## WHAT YOU SHOULD DO:
Return the lines where the word "matplotlib" occurs.

## Plotting code records:
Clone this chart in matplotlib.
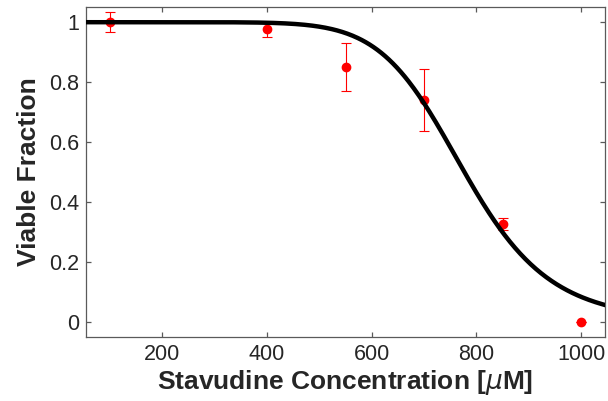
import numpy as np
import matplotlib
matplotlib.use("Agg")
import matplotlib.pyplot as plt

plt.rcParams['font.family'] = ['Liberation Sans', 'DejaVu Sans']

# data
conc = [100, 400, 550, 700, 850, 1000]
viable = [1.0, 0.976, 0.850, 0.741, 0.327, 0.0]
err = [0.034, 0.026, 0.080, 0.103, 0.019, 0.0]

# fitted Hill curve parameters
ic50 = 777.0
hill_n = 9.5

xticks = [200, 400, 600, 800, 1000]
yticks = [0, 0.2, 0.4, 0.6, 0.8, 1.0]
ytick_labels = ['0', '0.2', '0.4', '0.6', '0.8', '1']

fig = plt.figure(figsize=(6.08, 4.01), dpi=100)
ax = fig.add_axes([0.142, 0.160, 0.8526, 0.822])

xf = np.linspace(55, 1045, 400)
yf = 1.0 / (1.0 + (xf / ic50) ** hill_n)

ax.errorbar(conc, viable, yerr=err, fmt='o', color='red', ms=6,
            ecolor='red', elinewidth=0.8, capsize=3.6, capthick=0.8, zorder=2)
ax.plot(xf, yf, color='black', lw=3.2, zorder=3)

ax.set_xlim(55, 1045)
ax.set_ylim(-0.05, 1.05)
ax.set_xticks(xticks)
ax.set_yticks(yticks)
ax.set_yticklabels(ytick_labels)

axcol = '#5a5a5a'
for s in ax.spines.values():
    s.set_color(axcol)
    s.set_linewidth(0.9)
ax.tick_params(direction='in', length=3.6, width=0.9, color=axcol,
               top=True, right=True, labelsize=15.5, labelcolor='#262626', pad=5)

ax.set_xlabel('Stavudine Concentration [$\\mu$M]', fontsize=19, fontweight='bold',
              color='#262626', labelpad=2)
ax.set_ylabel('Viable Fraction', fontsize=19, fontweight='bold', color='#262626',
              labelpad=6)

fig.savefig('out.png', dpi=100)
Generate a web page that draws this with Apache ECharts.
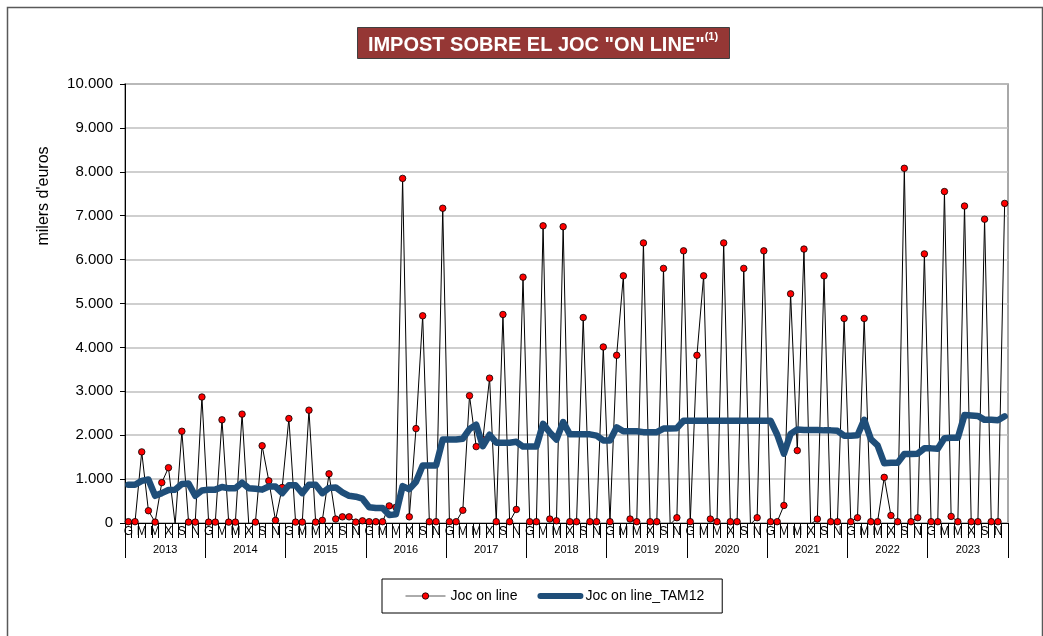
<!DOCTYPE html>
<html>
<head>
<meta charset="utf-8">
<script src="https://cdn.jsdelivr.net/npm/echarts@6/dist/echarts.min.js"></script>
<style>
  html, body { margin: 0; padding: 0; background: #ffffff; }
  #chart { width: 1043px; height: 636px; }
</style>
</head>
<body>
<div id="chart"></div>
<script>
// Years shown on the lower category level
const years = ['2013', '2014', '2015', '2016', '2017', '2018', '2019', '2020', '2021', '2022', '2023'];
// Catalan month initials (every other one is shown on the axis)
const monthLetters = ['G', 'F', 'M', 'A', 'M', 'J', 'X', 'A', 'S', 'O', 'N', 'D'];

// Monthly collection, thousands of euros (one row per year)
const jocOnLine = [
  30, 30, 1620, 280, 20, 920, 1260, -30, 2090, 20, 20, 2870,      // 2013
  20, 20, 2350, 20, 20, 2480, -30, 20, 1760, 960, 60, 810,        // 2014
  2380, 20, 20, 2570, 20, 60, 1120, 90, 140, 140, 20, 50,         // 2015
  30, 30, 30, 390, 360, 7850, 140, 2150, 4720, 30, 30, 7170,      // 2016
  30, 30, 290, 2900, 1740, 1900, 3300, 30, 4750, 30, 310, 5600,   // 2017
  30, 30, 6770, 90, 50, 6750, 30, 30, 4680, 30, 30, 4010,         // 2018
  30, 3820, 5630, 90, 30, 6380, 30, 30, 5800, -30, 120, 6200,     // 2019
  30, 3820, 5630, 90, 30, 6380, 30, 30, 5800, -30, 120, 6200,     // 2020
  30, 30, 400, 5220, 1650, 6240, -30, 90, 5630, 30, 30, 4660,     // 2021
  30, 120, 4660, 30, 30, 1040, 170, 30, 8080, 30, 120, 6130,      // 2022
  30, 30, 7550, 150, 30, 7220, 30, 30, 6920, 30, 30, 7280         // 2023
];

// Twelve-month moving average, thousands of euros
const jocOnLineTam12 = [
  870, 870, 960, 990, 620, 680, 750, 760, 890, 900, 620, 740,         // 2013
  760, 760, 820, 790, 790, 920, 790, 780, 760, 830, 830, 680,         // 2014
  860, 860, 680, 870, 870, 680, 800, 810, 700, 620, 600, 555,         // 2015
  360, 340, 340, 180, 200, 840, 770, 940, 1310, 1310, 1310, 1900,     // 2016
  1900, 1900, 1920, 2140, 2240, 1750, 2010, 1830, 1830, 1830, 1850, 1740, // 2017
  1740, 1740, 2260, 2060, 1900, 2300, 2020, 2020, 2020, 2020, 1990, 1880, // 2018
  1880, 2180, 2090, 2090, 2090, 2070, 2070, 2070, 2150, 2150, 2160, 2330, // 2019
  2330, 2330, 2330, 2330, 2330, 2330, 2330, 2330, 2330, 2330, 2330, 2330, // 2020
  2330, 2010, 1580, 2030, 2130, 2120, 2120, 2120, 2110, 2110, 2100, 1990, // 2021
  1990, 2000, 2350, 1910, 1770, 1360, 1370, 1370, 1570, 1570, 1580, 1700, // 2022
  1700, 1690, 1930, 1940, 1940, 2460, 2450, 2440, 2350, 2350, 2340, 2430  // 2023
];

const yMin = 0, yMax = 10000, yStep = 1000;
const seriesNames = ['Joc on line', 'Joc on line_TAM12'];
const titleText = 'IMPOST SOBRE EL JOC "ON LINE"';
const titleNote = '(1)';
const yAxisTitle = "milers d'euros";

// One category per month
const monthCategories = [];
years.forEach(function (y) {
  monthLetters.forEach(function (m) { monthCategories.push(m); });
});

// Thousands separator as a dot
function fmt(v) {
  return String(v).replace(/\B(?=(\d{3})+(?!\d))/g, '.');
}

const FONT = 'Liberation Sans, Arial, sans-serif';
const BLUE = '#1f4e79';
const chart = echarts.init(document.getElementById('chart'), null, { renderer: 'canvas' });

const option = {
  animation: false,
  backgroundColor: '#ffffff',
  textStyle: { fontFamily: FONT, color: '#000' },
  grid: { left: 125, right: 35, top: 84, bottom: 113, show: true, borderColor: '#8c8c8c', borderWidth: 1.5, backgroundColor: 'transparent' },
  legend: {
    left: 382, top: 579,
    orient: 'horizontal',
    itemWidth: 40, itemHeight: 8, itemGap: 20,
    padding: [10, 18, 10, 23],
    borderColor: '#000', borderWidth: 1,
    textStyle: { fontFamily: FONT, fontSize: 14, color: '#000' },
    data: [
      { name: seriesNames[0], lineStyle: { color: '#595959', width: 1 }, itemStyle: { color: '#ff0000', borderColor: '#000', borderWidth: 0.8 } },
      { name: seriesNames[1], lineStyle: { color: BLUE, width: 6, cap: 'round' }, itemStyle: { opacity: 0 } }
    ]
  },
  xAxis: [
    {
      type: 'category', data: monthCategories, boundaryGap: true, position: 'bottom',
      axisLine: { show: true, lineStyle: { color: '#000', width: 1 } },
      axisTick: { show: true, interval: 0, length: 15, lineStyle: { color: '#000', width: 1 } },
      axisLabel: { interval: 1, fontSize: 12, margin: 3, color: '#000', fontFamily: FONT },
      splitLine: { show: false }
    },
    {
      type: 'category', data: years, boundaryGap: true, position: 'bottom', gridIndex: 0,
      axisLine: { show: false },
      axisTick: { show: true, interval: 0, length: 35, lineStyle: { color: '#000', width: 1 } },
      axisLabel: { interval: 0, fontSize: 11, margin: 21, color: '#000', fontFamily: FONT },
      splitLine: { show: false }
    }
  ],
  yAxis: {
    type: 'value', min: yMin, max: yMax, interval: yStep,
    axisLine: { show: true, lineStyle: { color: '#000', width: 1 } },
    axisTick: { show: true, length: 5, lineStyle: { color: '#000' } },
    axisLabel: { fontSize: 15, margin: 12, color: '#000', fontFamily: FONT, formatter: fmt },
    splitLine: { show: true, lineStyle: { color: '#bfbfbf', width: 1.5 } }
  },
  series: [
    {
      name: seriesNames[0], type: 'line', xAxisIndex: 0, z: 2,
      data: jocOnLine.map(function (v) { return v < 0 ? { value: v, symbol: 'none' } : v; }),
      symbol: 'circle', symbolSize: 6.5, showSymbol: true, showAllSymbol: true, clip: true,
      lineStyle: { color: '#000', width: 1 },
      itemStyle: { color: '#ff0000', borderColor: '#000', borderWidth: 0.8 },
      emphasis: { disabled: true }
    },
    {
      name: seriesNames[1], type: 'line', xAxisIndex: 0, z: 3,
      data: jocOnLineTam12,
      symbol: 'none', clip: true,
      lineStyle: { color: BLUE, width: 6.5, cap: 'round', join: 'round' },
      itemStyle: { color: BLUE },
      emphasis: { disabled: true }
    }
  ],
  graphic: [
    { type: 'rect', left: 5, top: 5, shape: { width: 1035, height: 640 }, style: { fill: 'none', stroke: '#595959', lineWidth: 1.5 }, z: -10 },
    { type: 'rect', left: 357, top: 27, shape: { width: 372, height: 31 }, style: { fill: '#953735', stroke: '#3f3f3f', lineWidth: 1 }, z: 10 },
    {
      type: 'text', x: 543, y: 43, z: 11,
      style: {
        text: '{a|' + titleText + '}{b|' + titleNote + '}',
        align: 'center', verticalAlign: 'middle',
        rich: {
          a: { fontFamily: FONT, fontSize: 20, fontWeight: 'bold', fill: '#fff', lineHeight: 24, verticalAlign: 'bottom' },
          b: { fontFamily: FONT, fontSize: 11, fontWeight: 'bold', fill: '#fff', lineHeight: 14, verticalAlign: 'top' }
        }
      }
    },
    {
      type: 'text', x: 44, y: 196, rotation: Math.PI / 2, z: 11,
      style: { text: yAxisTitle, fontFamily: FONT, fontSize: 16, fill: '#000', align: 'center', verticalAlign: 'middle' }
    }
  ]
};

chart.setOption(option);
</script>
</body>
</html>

## THE SOLUTION:
Clone this chart in matplotlib.
import matplotlib
matplotlib.use("Agg")
import matplotlib.pyplot as plt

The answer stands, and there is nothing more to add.